• [INPUT]:
--- START ---

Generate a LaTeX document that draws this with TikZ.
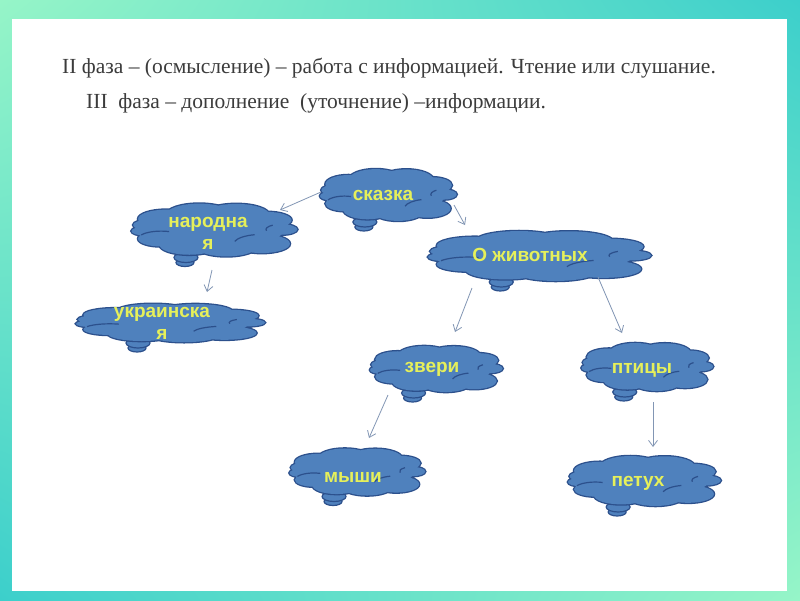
\documentclass[tikz,border=0pt]{standalone}
\usepackage{fontspec}
\setmainfont{Liberation Serif}
\newfontfamily\cloudfont{Liberation Sans}
\usetikzlibrary{arrows.meta,calc,shadings}
\definecolor{cfill}{RGB}{79,129,189}
\definecolor{cline}{RGB}{44,80,140}
\definecolor{ctext}{RGB}{230,240,90}
\definecolor{arrcol}{RGB}{130,150,180}
\definecolor{titlecol}{RGB}{60,60,60}
\definecolor{mint}{RGB}{150,245,200}
\definecolor{teal1}{RGB}{60,207,203}
\tikzset{
  cstroke/.style={draw=cline, line width=2.6pt},
  cfillonly/.style={fill=cfill},
  bubble/.style={draw=cline, fill=cfill, line width=1.2pt},
  innerarc/.style={draw=cline, line width=1.2pt},
  anchorbox/.style={inner sep=0pt, draw=none},
  cloudtext/.style={font=\cloudfont\bfseries\fontsize{19}{22}\selectfont, text=ctext, align=center, inner sep=0pt},
  arr/.style={draw=arrcol, line width=0.8pt, -{Straight Barb[length=6pt,width=9pt]}},
  title/.style={font=\fontsize{21.5}{25}\selectfont, text=titlecol, anchor=west, inner sep=0pt}
}
\newcommand\cloudbody[1]{%
  \path[#1] (0,0) ellipse [x radius=0.85, y radius=0.62]
    (-0.58,-0.40) circle [radius=0.34]
    (-0.18,-0.56) circle [radius=0.40]
    (0.27,-0.55) circle [radius=0.40]
    (0.64,-0.36) circle [radius=0.30]
    (0.82,-0.02) circle [radius=0.19]
    (0.58,0.50) circle [radius=0.34]
    (0.15,0.58) circle [radius=0.38]
    (-0.30,0.54) circle [radius=0.36]
    (-0.64,0.32) circle [radius=0.28]
    (-0.84,0.04) circle [radius=0.16]
    (-0.78,-0.18) circle [radius=0.20];
}
% name, cx, cy, w, h, tx, ty, text
\newcommand\mycloud[8]{%
  \draw[bubble] ({#2-0.17*#4-1},{#3+0.5*#5+5}) ellipse [x radius=9, y radius=4];
  \draw[bubble] ({#2-0.17*#4},{#3+0.5*#5}) ellipse [x radius=12, y radius=5];
  \begin{scope}[shift={(#2,#3)}, xscale=#4/2, yscale=#5/2]
    \cloudbody{cstroke}
    \cloudbody{cfillonly}
    \draw[innerarc] (-0.64,0.32) ++(-150:0.28) arc [start angle=-150, end angle=-70, radius=0.28];
    \draw[innerarc] (0.58,0.50) ++(-165:0.34) arc [start angle=-165, end angle=-105, radius=0.34];
    \draw[innerarc] (0.82,-0.02) ++(165:0.19) arc [start angle=165, end angle=235, radius=0.19];
  \end{scope}
  \node[anchorbox, minimum width=#4pt, minimum height=#5pt] (#1) at (#2,#3) {};
  \node[cloudtext] (#1t) at (#6,#7) {#8};
}
\begin{document}
\begin{tikzpicture}[x=1pt,y=-1pt]
\useasboundingbox (0,0) rectangle (800,600);
\shade[upper left=mint, upper right=teal1, lower left=teal1, lower right=mint] (0,0) rectangle (800,600);
\fill[white] (12,19) rectangle (787,591);

\node[title] (l1) at (62,68) {II фаза – (осмысление) – работа с информацией. Чтение или слушание.};
\node[title] (l2) at (86,103) {III\ \ фаза – дополнение\ \ (уточнение) –информации.};

\mycloud{skazka}{388}{195}{136}{54}{383}{195}{сказка}
\mycloud{narod}{214}{230}{165}{55}{208}{233}{народна\\я}
\mycloud{ukr}{170}{323}{188}{40}{162}{323}{украинска\\я}
\mycloud{ozhiv}{539}{256}{222}{52}{530}{255}{О животных}
\mycloud{zveri}{436}{369}{132}{48}{432}{369}{звери}
\mycloud{ptitsy}{647}{367}{131}{50}{642}{370}{птицы}
\mycloud{myshi}{357}{472}{135}{49}{353}{477}{мыши}
\mycloud{petukh}{644}{481}{152}{52}{638}{483}{петух}

\draw[arr] ($(skazka)+(-67,-3)$) -- ($(narod)+(66,-20)$);
\draw[arr] ($(skazka)+(66,10)$) -- ($(ozhiv)+(-74,-31)$);
\draw[arr] ($(narod)+(-2,40)$) -- ($(ukr)+(37,-31)$);
\draw[arr] ($(ozhiv)+(-67,32)$) -- ($(zveri)+(19,-37)$);
\draw[arr] ($(ozhiv)+(59,21)$) -- ($(ptitsy)+(-25,-34)$);
\draw[arr] ($(zveri)+(-48,26)$) -- ($(myshi)+(12,-34)$);
\draw[arr] ($(ptitsy)+(6,35)$) -- ($(petukh)+(9,-34)$);
\end{tikzpicture}
\end{document}
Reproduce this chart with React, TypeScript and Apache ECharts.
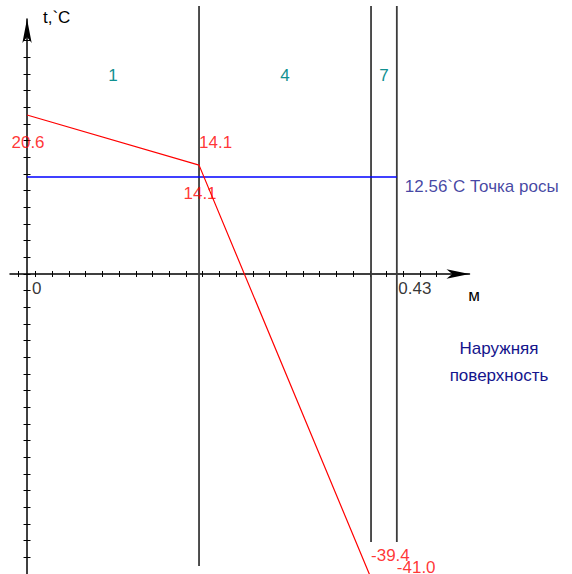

--- END ---

• [JOB]: Write the lines above out again exactly, without any of their pictures.

• [EXPECTED ANSWER]:
Generate a LaTeX document that draws this with TikZ.
\documentclass[tikz,border=0pt]{standalone}
\usepackage{fontspec}
\setmainfont{Liberation Serif}
\newfontfamily\cloudfont{Liberation Sans}
\usetikzlibrary{arrows.meta,calc,shadings}
\definecolor{cfill}{RGB}{79,129,189}
\definecolor{cline}{RGB}{44,80,140}
\definecolor{ctext}{RGB}{230,240,90}
\definecolor{arrcol}{RGB}{130,150,180}
\definecolor{titlecol}{RGB}{60,60,60}
\definecolor{mint}{RGB}{150,245,200}
\definecolor{teal1}{RGB}{60,207,203}
\tikzset{
  cstroke/.style={draw=cline, line width=2.6pt},
  cfillonly/.style={fill=cfill},
  bubble/.style={draw=cline, fill=cfill, line width=1.2pt},
  innerarc/.style={draw=cline, line width=1.2pt},
  anchorbox/.style={inner sep=0pt, draw=none},
  cloudtext/.style={font=\cloudfont\bfseries\fontsize{19}{22}\selectfont, text=ctext, align=center, inner sep=0pt},
  arr/.style={draw=arrcol, line width=0.8pt, -{Straight Barb[length=6pt,width=9pt]}},
  title/.style={font=\fontsize{21.5}{25}\selectfont, text=titlecol, anchor=west, inner sep=0pt}
}
\newcommand\cloudbody[1]{%
  \path[#1] (0,0) ellipse [x radius=0.85, y radius=0.62]
    (-0.58,-0.40) circle [radius=0.34]
    (-0.18,-0.56) circle [radius=0.40]
    (0.27,-0.55) circle [radius=0.40]
    (0.64,-0.36) circle [radius=0.30]
    (0.82,-0.02) circle [radius=0.19]
    (0.58,0.50) circle [radius=0.34]
    (0.15,0.58) circle [radius=0.38]
    (-0.30,0.54) circle [radius=0.36]
    (-0.64,0.32) circle [radius=0.28]
    (-0.84,0.04) circle [radius=0.16]
    (-0.78,-0.18) circle [radius=0.20];
}
% name, cx, cy, w, h, tx, ty, text
\newcommand\mycloud[8]{%
  \draw[bubble] ({#2-0.17*#4-1},{#3+0.5*#5+5}) ellipse [x radius=9, y radius=4];
  \draw[bubble] ({#2-0.17*#4},{#3+0.5*#5}) ellipse [x radius=12, y radius=5];
  \begin{scope}[shift={(#2,#3)}, xscale=#4/2, yscale=#5/2]
    \cloudbody{cstroke}
    \cloudbody{cfillonly}
    \draw[innerarc] (-0.64,0.32) ++(-150:0.28) arc [start angle=-150, end angle=-70, radius=0.28];
    \draw[innerarc] (0.58,0.50) ++(-165:0.34) arc [start angle=-165, end angle=-105, radius=0.34];
    \draw[innerarc] (0.82,-0.02) ++(165:0.19) arc [start angle=165, end angle=235, radius=0.19];
  \end{scope}
  \node[anchorbox, minimum width=#4pt, minimum height=#5pt] (#1) at (#2,#3) {};
  \node[cloudtext] (#1t) at (#6,#7) {#8};
}
\begin{document}
\begin{tikzpicture}[x=1pt,y=-1pt]
\useasboundingbox (0,0) rectangle (800,600);
\shade[upper left=mint, upper right=teal1, lower left=teal1, lower right=mint] (0,0) rectangle (800,600);
\fill[white] (12,19) rectangle (787,591);

\node[title] (l1) at (62,68) {II фаза – (осмысление) – работа с информацией. Чтение или слушание.};
\node[title] (l2) at (86,103) {III\ \ фаза – дополнение\ \ (уточнение) –информации.};

\mycloud{skazka}{388}{195}{136}{54}{383}{195}{сказка}
\mycloud{narod}{214}{230}{165}{55}{208}{233}{народна\\я}
\mycloud{ukr}{170}{323}{188}{40}{162}{323}{украинска\\я}
\mycloud{ozhiv}{539}{256}{222}{52}{530}{255}{О животных}
\mycloud{zveri}{436}{369}{132}{48}{432}{369}{звери}
\mycloud{ptitsy}{647}{367}{131}{50}{642}{370}{птицы}
\mycloud{myshi}{357}{472}{135}{49}{353}{477}{мыши}
\mycloud{petukh}{644}{481}{152}{52}{638}{483}{петух}

\draw[arr] ($(skazka)+(-67,-3)$) -- ($(narod)+(66,-20)$);
\draw[arr] ($(skazka)+(66,10)$) -- ($(ozhiv)+(-74,-31)$);
\draw[arr] ($(narod)+(-2,40)$) -- ($(ukr)+(37,-31)$);
\draw[arr] ($(ozhiv)+(-67,32)$) -- ($(zveri)+(19,-37)$);
\draw[arr] ($(ozhiv)+(59,21)$) -- ($(ptitsy)+(-25,-34)$);
\draw[arr] ($(zveri)+(-48,26)$) -- ($(myshi)+(12,-34)$);
\draw[arr] ($(ptitsy)+(6,35)$) -- ($(petukh)+(9,-34)$);
\end{tikzpicture}
\end{document}
Reproduce this chart with React, TypeScript and Apache ECharts.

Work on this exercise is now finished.